There was good reason for that. In that era, workers in the adult industry tended to be loyal only to their own. Strippers insisted on the term “exotic dancers,” thank you very much. Porn actors affiliated with the film industry. Pro doms held themselves out as different because they kept their clothes on, but to much of the rest of the world, they were deviant freaks. And everyone shunned the prostitutes. Even if you worked in a strip joint or made pornos, by god, at least you weren’t a whore.

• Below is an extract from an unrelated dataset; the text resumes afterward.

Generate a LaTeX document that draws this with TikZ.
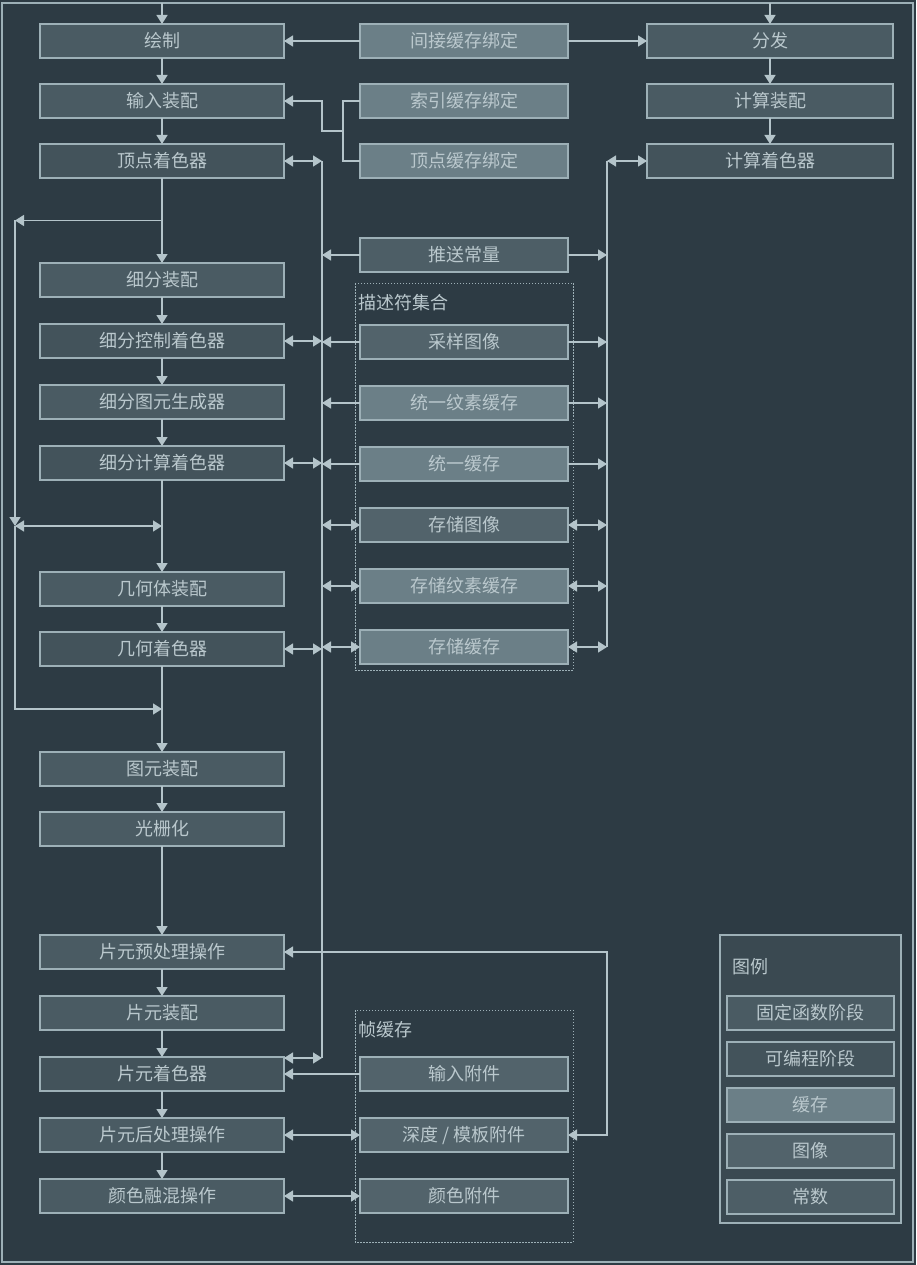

Happily, in the past twenty-five years, there is greater solidarity throughout the industry. One measure of that trend is the term “sex worker” now does the political lifting that “queer” does in the LGBTQ community. It takes on stigma from across the spectrum. It’s a label that says, Think what you want about “People Like That.” I’m one of them, too. Of course, divisions and distrust still remain. Deep rifts run along race, gender, and class lines, as well as the ability to conform to beauty norms. We ignore and talk past one another. And prostitution remains taboo, especially working outside.
Additionally, there are many other sex industry-related job titles: adult video store employee, dildo maker, fetish designer, porn producer, phone sex operator, erotica writer, condom tester, and so on. These workers may face stigma and danger due to their job titles, but may not be readily included in discussions of sex work concerns. Whether or not you identify as a sex worker, if you work in the Biz and grapple with negative consequences, I hope my advice is helpful.

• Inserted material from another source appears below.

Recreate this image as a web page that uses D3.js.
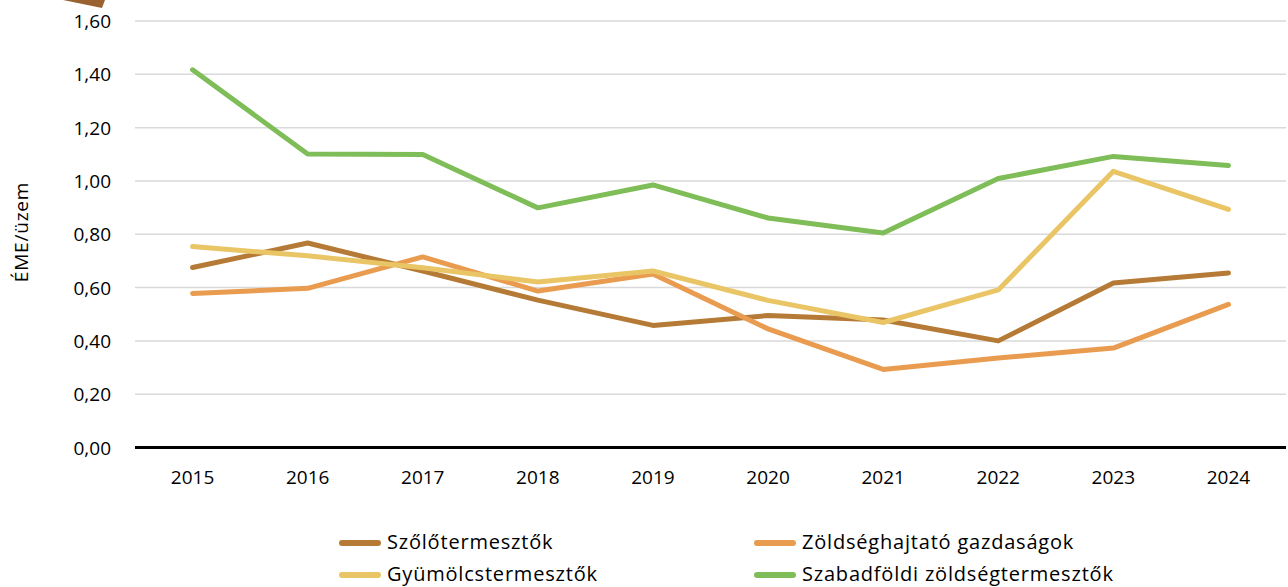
<!DOCTYPE html>
<html><head><meta charset="utf-8">
<script src="https://cdn.jsdelivr.net/npm/d3@7"></script>
<style>body{margin:0;background:#fff}svg{display:block}text{font-family:"Open Sans",sans-serif;fill:#000}</style>
</head><body><svg id="c" width="1288" height="587"></svg>
<script>
const years = ["2015","2016","2017","2018","2019","2020","2021","2022","2023","2024"];
const yTicks = [0,0.2,0.4,0.6,0.8,1.0,1.2,1.4,1.6];
const seriesNames = ["Szőlőtermesztők","Zöldséghajtató gazdaságok","Gyümölcstermesztők","Szabadföldi zöldségtermesztők"];
const szolo = [0.675,0.767,0.662,0.553,0.458,0.495,0.478,0.40,0.617,0.655];
const zoldseghajtato = [0.578,0.597,0.715,0.587,0.651,0.445,0.293,0.336,0.373,0.537];
const gyumolcs = [0.754,0.719,0.674,0.621,0.662,0.552,0.469,0.591,1.036,0.893];
const szabadfoldi = [1.417,1.101,1.099,0.899,0.985,0.861,0.805,1.009,1.092,1.058];
const colors = ["#B57A35","#E99B4F","#E9C566","#7FBD58"];

const svg = d3.select("#c");
const x = d3.scaleBand().domain(years).range([135,1286]);
const y = d3.scaleLinear().domain([0,1.6]).range([447.5,21]);
const fmt = v => d3.format(".2f")(v).replace(".",",");

// grid
svg.append("g").selectAll("line").data(yTicks.filter(d=>d>0)).join("line")
  .attr("x1",135).attr("x2",1286).attr("y1",d=>y(d)).attr("y2",d=>y(d))
  .attr("stroke","#d9d9d9").attr("stroke-width",1.5);

// y axis labels
const yAxis = d3.axisLeft(y).tickValues(yTicks).tickFormat(fmt).tickSize(0).tickPadding(0);
const ya = svg.append("g").attr("transform","translate(111,0)").call(yAxis);
ya.select(".domain").remove();
ya.selectAll("text").style("font-size","19px").attr("font-family",null).attr("dy","0.35em");

// x axis
const xAxis = d3.axisBottom(x).tickSize(0).tickPadding(0);
const xa = svg.append("g").attr("transform","translate(0,470)").call(xAxis);
xa.select(".domain").remove();
xa.selectAll("text").style("font-size","19px").attr("font-family",null).attr("dy","0.75em");

// zero line
svg.append("line").attr("x1",135).attr("x2",1286).attr("y1",y(0)).attr("y2",y(0))
  .attr("stroke","#000").attr("stroke-width",3);

// y title
svg.append("text").attr("transform","translate(28,232) rotate(-90)").attr("text-anchor","middle")
  .style("font-size","19px").style("letter-spacing","0.8px").text("ÉME/üzem");

// lines
const data = [szolo, zoldseghajtato, gyumolcs, szabadfoldi];
const line = d3.line().x((d,i)=>x(years[i])+x.bandwidth()/2).y(d=>y(d));
data.forEach((s,k)=>{
  svg.append("path").datum(s).attr("d",line).attr("fill","none")
    .attr("stroke",colors[k]).attr("stroke-width",5).attr("stroke-linecap","round").attr("stroke-linejoin","round");
});

// legend
const legPos = [[340,543],[755,543],[340,575],[755,575]];
seriesNames.forEach((n,k)=>{
  const g = svg.append("g").attr("transform",`translate(${legPos[k][0]},${legPos[k][1]})`);
  g.append("line").attr("x1",2).attr("x2",38).attr("y1",0).attr("y2",0)
    .attr("stroke",colors[k]).attr("stroke-width",6).attr("stroke-linecap","round");
  g.append("text").attr("x",47).attr("y",-1).attr("dy","0.35em").style("font-size","20px")
    .style("letter-spacing","0.8px").text(n);
});

// top-left decoration
svg.append("path").attr("d","M63,0 L105,0 L102,8 Z").attr("fill","#9A6230");
</script></body></html>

I’m always so proud to hear fellow sex workers come out, telling their stories; however, many of us don’t have that freedom. Most writings on sex work are by white, diplomaed, able-bodied, conforming, cisgender female authors like myself. I promise to always try to be mindful of my privilege, aware that not everyone is in a position to follow my advice.
Having said that, if you picked up this book, you must have seen something of yourself in the title. Let me meet you there, in that place where we are not the same, but can share. May you find something you’re looking for.